Diese Bedingtheit aller Interessenlagen ist es, die jetzt im moralischen Denken auf den Prüfstand kommt. – In diesem Denken wird tatsächlich in einem gewissen Umfang das normalplanerische Verhältnis zur Welt überhaupt reflektiert: Es wird darum zum Gegenstand gemacht bzw reflexiv, weil tatsächlich diese gesamten Kategorien (bei verschiedenen Interessensträgern, die unterschiedliche Vorteile und Privilegien haben, oder fortgeschrittener sind in ihren Projekten (Individualitäten) als je andere, die darum jetzt gefördert werden sollen), weil all die Momente, die in die Interessiertheit einfliessen, und sie begründen, jetzt plötzlich verglichen werden zwischen verschiedenen Subjekten. Weshalb die Begrifflichkeit enorm ausdifferenziert wird und geschärft, mit der man so etwas überhaupt beschreibt. Natürlich können auch Staatsmenschen das schon tun – sich die Gründe der Interessiertheit anschauen. Aber bei ihnen ist das ist alles noch immer eingebettet in eine Situation, in der auch die Staatsvertreter selbst Interessen- und Meinungsträger sind (nämlich der Staatsmeinungen;und des abstrakten Staatsinteresses an Stabilität und Haltbarkeit… unter den gegebnen Umständen – die (obwohl höchst bedingt und voraussetzungsreich) zu erhalten sind auf all die Weisen, die sich politisch „bewährt“ haben… solang, bis sie nicht mehr haltbar sind.. (und sich das mal wieder auf affektiv schlagende Weise zeigt..).
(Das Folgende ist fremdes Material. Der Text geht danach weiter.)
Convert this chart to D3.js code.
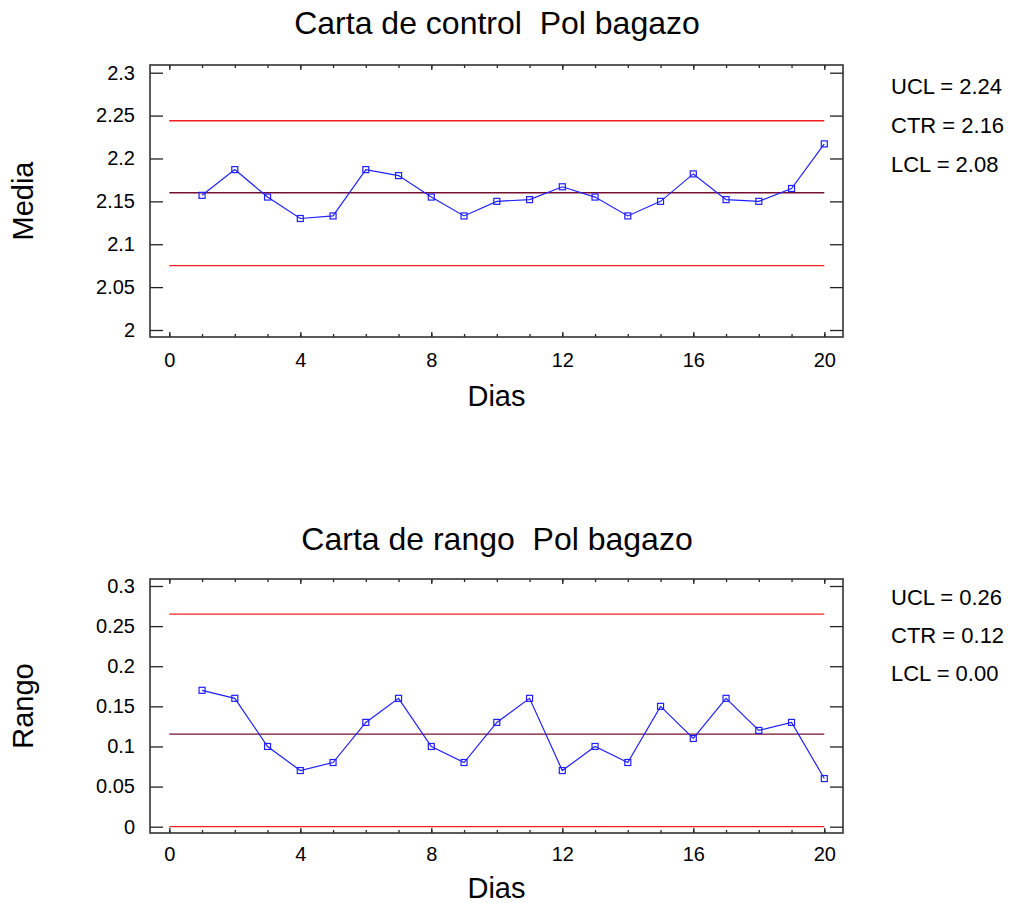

Als Inhaber dieser „Staatsräson“ erheben sie sich nicht über diese Voraussetzungen, und fragen somit auch nicht: Wie sähe das eigentlich aus, wenn alle im Rahmen ihrer Bedingungen – da kommt jetzt das unvermeidlich Eigene wieder rein (Vorwegnahme, Spoiler: verschiedene, nicht ineinander überführbare Individualitäten!) – gleich weit fortgeschritten wären – und niemand, keine Gruppe, mehr sich darüber beschweren kann, dass ein anderer in seinem Rahmen (dh seiner, ihrer Individualität) soviel besser gestellt ist. Dieses SEINE, das Eigne des einen und des andern, das da moralisch verglichen wird – die gleiche Fortgeschrittenheit im je eignen Projekt – das ist das Irreduzible schlechthin im normalplanerischen – das ist im ersten Standpunkt aufgetaucht in Gestalt MEINER Einsicht in Erfolgsträchtigkeit und Misserfolgsträchtigkeit von Versuchen. Und die gedachte (idelle, bloss vorgestellte) Erhebung darüber geschieht nicht umsonst im – grammatischen Irrealis.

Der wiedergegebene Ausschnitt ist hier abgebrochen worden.